**Task objective**: Find the line containing "Reproduce this chart" and copy it exactly, along with every line after it up to and including the line containing "import * as". Copy nothing else.

##########

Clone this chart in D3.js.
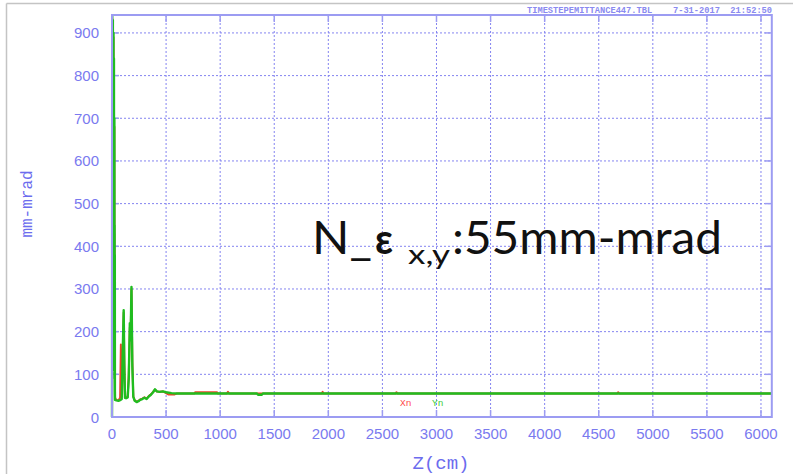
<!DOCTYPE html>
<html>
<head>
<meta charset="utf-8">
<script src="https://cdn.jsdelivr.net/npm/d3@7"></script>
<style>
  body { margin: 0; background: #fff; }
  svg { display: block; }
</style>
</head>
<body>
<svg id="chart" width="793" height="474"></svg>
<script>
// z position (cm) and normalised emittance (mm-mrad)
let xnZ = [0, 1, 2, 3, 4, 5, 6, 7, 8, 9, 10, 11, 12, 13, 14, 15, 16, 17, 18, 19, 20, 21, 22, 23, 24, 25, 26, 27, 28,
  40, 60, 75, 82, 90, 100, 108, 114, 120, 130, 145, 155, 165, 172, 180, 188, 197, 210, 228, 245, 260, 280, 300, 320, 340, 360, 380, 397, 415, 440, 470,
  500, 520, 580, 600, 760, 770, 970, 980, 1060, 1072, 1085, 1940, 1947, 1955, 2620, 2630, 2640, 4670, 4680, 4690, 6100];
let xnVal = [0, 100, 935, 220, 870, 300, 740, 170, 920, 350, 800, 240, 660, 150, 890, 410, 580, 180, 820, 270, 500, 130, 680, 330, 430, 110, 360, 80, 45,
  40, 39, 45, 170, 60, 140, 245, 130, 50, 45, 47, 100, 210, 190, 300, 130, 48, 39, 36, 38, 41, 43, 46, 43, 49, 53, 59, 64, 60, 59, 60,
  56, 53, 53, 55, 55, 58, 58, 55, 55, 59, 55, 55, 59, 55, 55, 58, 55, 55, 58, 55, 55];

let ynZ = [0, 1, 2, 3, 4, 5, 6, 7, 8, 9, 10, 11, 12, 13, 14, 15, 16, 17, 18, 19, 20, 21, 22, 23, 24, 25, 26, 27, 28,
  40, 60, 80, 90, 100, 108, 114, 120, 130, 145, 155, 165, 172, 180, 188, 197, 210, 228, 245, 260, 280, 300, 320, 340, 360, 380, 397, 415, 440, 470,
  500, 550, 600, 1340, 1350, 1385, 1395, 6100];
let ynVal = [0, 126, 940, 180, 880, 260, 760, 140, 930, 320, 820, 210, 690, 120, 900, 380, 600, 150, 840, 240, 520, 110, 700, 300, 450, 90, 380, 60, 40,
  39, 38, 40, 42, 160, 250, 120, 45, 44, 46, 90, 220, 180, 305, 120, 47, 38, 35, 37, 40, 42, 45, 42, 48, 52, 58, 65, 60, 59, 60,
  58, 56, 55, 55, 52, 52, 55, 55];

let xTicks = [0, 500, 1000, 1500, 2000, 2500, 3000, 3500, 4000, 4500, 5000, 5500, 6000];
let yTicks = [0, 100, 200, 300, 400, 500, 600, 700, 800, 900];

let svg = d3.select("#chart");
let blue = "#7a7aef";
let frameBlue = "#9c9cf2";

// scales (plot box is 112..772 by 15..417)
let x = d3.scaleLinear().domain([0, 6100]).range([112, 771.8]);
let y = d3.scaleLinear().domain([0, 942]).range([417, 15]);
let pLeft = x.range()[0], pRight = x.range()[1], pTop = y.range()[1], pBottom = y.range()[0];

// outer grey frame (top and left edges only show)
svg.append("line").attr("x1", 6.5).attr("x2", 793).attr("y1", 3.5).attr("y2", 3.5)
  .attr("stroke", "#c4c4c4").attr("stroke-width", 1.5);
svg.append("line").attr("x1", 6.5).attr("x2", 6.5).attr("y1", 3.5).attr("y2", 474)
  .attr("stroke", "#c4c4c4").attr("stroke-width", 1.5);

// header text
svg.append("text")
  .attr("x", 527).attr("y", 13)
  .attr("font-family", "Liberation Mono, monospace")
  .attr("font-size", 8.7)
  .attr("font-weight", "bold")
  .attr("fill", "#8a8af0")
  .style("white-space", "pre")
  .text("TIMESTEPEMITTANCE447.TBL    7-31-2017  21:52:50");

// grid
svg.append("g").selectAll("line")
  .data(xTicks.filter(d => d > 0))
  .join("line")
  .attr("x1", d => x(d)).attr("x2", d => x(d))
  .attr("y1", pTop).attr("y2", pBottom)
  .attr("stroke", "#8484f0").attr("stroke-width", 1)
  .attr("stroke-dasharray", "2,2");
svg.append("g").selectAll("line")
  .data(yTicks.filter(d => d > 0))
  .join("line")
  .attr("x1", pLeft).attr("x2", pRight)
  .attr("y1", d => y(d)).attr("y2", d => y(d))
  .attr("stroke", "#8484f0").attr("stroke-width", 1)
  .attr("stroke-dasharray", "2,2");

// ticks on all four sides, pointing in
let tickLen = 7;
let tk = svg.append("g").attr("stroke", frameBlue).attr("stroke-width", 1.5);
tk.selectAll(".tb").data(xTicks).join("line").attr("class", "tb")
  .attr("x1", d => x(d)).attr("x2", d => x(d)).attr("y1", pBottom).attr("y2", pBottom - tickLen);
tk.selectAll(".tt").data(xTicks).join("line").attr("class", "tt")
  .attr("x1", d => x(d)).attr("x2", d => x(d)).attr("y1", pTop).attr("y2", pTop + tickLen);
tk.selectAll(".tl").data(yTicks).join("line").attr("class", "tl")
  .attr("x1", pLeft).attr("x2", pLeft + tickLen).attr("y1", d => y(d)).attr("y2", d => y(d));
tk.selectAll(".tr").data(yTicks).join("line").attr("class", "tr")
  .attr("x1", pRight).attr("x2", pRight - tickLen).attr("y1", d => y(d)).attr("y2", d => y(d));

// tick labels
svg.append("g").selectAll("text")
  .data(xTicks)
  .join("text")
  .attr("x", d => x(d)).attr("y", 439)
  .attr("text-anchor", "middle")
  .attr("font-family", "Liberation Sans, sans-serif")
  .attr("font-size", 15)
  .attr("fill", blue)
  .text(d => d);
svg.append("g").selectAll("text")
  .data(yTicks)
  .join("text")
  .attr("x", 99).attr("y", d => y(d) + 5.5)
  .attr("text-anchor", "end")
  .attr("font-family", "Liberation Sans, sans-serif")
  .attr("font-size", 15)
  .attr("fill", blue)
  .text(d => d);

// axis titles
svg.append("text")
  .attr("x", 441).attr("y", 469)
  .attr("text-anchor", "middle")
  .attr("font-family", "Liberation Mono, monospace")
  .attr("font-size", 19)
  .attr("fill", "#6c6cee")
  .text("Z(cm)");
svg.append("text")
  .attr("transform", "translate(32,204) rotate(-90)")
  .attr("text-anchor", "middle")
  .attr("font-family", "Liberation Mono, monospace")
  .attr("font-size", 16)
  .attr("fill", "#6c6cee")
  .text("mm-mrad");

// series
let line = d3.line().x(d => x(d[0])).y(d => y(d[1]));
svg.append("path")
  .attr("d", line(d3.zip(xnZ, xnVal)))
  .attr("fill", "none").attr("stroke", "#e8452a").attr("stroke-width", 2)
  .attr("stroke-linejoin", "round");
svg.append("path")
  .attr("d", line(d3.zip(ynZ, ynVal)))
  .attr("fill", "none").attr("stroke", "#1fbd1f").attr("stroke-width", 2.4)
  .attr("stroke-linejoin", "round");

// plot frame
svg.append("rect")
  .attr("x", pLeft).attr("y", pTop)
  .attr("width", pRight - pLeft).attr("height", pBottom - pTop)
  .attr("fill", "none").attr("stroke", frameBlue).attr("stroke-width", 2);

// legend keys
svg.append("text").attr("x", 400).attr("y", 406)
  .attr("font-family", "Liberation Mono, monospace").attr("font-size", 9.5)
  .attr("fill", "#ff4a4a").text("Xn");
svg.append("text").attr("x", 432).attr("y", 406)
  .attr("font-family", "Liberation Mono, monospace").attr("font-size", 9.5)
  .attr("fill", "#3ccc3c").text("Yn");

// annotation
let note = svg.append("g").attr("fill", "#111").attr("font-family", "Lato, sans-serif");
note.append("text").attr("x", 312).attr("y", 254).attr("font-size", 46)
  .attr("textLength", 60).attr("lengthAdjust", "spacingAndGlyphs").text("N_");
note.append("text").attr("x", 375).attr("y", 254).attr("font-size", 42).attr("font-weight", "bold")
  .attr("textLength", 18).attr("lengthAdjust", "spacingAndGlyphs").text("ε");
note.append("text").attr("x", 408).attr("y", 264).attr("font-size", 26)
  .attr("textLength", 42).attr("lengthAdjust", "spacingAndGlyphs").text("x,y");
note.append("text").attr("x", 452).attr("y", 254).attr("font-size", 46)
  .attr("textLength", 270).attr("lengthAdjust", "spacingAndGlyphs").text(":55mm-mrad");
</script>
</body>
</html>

##########

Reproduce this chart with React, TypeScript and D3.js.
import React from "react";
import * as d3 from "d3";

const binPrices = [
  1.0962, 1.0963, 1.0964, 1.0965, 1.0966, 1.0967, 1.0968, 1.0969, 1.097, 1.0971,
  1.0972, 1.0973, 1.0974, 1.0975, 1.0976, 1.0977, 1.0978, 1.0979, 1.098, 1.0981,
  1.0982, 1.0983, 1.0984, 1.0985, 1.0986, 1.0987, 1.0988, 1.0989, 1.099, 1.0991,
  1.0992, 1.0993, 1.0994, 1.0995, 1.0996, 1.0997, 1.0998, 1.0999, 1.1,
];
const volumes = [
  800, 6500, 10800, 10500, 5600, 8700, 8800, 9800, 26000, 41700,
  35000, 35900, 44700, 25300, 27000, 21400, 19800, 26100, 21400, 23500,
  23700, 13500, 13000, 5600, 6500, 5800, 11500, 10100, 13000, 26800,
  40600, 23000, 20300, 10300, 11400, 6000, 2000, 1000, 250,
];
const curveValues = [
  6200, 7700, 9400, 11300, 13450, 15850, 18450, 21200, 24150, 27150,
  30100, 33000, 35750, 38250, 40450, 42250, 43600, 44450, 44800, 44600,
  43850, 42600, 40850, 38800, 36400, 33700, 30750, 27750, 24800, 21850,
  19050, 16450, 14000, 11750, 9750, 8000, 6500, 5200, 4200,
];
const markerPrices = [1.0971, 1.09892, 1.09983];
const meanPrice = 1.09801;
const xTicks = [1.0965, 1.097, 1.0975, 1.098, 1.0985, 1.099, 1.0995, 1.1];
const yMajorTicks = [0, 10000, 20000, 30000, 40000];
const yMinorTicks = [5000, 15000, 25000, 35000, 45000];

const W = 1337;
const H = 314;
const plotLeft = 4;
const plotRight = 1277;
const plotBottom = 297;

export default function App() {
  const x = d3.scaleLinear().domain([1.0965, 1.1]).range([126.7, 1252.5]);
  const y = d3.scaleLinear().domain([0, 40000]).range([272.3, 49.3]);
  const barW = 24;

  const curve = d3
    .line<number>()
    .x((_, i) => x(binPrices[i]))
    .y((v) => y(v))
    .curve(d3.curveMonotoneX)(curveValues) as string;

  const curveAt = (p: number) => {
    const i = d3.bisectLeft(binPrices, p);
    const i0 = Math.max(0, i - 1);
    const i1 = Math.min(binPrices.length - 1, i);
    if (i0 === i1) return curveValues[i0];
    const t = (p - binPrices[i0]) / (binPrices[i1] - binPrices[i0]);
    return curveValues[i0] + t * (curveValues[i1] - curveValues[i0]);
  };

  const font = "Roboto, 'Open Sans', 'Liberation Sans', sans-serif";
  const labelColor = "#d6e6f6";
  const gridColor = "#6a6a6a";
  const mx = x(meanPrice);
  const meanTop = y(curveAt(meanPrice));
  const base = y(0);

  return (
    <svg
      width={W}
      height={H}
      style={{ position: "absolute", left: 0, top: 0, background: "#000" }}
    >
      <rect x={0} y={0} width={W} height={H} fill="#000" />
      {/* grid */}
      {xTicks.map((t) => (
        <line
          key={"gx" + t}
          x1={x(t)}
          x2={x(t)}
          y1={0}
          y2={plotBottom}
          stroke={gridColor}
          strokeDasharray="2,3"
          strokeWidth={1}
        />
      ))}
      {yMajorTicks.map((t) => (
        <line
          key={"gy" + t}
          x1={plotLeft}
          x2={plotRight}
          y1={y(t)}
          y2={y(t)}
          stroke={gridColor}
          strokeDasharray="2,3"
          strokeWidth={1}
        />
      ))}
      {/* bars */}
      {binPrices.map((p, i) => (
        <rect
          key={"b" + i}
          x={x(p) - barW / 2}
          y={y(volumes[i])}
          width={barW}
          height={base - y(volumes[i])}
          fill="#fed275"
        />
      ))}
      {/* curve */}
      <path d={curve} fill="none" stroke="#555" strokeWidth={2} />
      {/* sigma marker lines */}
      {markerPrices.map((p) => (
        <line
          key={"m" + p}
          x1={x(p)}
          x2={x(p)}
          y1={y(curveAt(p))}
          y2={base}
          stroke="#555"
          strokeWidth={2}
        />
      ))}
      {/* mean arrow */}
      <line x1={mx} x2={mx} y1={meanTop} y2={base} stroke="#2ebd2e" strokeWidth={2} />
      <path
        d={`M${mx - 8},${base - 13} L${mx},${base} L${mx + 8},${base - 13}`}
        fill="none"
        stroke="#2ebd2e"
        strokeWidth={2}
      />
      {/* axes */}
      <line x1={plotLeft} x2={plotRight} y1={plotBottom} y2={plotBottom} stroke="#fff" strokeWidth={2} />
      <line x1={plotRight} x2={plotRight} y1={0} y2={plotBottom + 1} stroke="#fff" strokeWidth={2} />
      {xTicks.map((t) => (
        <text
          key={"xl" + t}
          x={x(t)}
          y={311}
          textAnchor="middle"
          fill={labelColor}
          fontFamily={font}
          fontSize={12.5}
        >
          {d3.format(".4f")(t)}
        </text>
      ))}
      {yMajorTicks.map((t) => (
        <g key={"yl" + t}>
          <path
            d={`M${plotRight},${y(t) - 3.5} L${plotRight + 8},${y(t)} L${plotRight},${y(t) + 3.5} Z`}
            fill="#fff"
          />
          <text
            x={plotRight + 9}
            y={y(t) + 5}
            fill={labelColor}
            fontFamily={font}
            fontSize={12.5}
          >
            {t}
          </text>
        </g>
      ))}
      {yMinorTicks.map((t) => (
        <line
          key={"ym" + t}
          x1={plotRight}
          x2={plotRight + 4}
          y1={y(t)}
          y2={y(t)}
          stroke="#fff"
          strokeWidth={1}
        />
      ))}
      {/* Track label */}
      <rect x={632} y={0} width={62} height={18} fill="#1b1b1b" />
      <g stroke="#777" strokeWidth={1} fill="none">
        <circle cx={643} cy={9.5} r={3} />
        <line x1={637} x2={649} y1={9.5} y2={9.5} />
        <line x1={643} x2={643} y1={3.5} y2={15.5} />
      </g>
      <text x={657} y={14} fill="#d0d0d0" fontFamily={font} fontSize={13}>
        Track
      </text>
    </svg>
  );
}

##########

**Written solution**:
Reproduce this chart with React, TypeScript and D3.js.
import React from "react";
import * as d3 from "d3";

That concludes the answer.